#### DATA SHOWN

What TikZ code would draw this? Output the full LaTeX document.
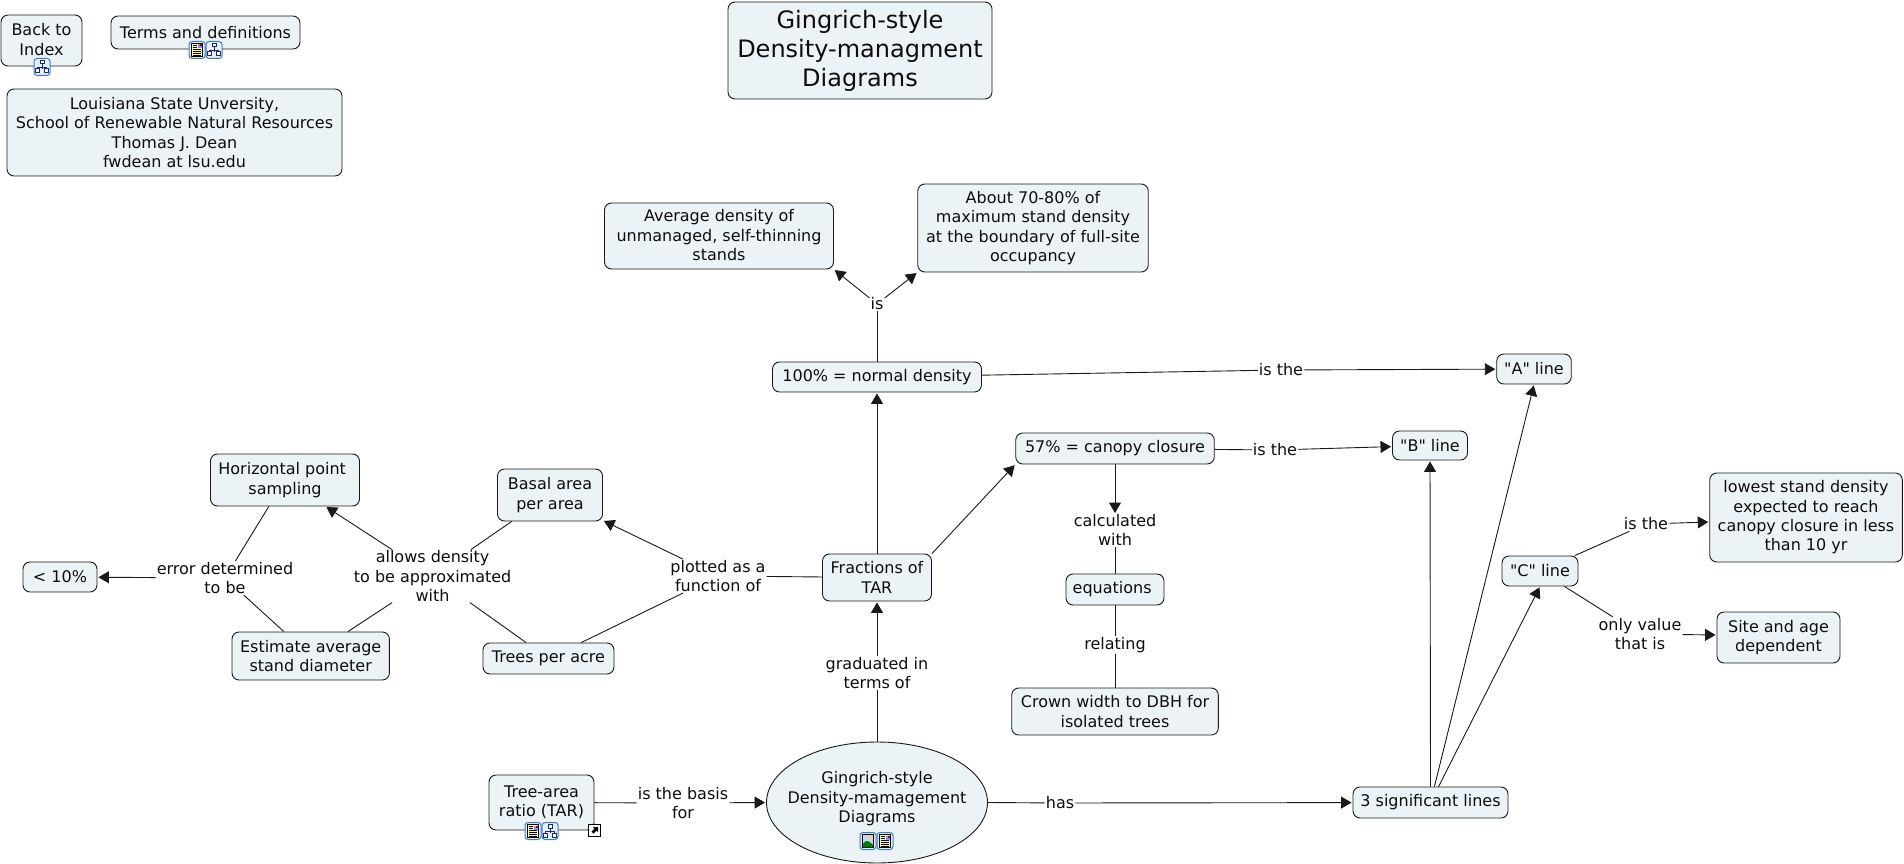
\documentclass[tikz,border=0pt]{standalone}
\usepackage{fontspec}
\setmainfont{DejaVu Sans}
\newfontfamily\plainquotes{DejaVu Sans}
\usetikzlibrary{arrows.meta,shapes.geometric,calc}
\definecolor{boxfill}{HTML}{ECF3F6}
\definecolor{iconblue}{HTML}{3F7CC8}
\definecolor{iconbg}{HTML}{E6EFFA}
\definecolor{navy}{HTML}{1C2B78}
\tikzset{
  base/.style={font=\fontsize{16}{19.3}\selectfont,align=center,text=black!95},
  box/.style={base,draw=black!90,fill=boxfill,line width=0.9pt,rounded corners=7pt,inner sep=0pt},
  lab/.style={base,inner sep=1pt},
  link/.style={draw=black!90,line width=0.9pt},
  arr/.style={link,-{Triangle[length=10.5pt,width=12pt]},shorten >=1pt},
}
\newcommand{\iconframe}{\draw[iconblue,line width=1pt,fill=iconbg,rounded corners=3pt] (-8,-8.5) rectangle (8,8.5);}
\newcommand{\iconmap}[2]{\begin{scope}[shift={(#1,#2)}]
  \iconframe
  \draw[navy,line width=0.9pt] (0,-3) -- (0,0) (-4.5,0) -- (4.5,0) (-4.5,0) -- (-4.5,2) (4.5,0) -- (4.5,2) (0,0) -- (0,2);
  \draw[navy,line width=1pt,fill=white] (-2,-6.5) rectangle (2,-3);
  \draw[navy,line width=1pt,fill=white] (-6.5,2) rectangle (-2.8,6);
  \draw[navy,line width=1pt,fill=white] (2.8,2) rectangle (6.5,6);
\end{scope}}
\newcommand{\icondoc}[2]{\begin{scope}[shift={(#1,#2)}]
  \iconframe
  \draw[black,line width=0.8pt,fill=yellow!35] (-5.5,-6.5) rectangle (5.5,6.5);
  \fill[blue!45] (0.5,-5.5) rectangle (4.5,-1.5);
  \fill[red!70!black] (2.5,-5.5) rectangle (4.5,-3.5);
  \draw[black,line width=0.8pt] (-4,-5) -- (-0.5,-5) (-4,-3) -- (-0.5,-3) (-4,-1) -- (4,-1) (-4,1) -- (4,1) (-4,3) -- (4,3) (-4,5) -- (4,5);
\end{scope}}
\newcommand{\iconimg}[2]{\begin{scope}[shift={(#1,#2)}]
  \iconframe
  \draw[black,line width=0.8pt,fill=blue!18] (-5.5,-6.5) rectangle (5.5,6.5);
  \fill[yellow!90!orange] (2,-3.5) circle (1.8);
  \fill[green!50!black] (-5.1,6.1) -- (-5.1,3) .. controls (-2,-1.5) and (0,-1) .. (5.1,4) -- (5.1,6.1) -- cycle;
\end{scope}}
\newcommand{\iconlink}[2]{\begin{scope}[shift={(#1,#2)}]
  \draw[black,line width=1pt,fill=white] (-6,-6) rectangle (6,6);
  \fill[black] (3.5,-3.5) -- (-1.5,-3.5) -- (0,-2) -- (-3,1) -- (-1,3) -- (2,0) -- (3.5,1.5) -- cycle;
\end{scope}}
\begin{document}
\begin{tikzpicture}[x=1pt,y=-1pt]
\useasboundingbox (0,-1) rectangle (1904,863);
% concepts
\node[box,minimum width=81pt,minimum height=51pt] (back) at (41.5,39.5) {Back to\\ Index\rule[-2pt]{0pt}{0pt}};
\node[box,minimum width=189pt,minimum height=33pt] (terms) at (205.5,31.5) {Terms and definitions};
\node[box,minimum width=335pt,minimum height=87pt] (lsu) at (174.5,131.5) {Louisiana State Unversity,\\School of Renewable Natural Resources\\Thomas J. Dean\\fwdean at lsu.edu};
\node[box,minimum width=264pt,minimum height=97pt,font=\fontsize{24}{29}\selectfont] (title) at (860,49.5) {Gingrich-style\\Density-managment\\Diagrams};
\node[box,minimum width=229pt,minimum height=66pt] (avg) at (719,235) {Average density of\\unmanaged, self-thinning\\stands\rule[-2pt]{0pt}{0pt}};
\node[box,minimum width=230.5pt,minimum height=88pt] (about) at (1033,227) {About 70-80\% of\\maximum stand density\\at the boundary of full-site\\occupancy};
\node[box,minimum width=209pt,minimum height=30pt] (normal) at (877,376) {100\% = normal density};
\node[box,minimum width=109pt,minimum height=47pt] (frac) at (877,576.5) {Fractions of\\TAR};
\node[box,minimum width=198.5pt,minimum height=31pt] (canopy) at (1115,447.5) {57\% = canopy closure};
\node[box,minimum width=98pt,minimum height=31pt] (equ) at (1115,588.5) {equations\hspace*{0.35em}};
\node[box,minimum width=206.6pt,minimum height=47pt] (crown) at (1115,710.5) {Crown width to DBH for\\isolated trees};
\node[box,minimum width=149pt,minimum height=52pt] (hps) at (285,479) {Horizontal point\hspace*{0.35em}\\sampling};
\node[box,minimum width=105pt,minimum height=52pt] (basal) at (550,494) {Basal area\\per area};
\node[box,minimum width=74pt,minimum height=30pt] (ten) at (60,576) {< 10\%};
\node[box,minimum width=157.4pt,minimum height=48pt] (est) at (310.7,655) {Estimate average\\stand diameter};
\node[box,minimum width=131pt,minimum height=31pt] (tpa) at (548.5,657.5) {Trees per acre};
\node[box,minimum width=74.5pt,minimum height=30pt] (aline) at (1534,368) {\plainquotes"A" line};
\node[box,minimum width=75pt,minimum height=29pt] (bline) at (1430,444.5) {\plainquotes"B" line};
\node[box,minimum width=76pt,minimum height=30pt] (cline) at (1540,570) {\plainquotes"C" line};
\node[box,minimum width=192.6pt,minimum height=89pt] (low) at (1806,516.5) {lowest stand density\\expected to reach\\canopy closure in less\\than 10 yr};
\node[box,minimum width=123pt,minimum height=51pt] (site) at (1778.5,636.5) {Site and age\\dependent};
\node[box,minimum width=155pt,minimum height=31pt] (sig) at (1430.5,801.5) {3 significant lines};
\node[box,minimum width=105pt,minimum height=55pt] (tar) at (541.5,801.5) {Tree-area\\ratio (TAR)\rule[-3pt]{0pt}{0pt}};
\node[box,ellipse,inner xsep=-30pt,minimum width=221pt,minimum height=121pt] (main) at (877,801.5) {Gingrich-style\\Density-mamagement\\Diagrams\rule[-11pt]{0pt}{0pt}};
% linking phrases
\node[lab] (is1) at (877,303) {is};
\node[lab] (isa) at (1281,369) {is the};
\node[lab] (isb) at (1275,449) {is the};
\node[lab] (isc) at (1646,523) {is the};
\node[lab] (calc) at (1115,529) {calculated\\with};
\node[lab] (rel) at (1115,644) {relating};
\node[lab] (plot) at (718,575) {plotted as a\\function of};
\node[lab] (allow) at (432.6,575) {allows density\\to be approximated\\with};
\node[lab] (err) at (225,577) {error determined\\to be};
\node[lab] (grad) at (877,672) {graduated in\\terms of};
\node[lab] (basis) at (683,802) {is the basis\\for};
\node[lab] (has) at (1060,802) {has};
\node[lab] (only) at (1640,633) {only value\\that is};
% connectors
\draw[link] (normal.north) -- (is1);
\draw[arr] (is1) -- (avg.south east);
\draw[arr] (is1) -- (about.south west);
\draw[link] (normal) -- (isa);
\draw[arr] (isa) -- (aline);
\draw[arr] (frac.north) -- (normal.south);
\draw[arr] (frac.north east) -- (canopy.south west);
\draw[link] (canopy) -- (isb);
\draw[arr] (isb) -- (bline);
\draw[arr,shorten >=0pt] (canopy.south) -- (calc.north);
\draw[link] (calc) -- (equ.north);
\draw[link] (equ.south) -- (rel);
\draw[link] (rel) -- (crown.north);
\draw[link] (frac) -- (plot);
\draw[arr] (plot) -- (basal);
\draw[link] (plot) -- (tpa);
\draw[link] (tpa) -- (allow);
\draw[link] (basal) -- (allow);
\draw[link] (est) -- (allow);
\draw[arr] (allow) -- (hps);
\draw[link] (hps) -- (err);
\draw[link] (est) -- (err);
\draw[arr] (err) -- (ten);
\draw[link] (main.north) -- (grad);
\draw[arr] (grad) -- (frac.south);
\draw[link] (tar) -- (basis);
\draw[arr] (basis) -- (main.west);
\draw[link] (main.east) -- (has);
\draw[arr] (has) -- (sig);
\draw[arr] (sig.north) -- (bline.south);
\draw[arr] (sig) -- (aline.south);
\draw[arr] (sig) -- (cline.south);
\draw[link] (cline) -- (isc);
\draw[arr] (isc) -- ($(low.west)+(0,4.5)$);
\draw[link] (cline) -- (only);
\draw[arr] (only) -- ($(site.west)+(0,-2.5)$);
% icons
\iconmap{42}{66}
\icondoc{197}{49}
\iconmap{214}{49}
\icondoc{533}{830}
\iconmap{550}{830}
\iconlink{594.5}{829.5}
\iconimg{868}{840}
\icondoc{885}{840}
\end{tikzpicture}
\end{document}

########

Find the lines above that contain the word "full" and collect them.

• EXERCISE ANSWER:
What TikZ code would draw this? Output the full LaTeX document.
\node[box,minimum width=230.5pt,minimum height=88pt] (about) at (1033,227) {About 70-80\% of\\maximum stand density\\at the boundary of full-site\\occupancy};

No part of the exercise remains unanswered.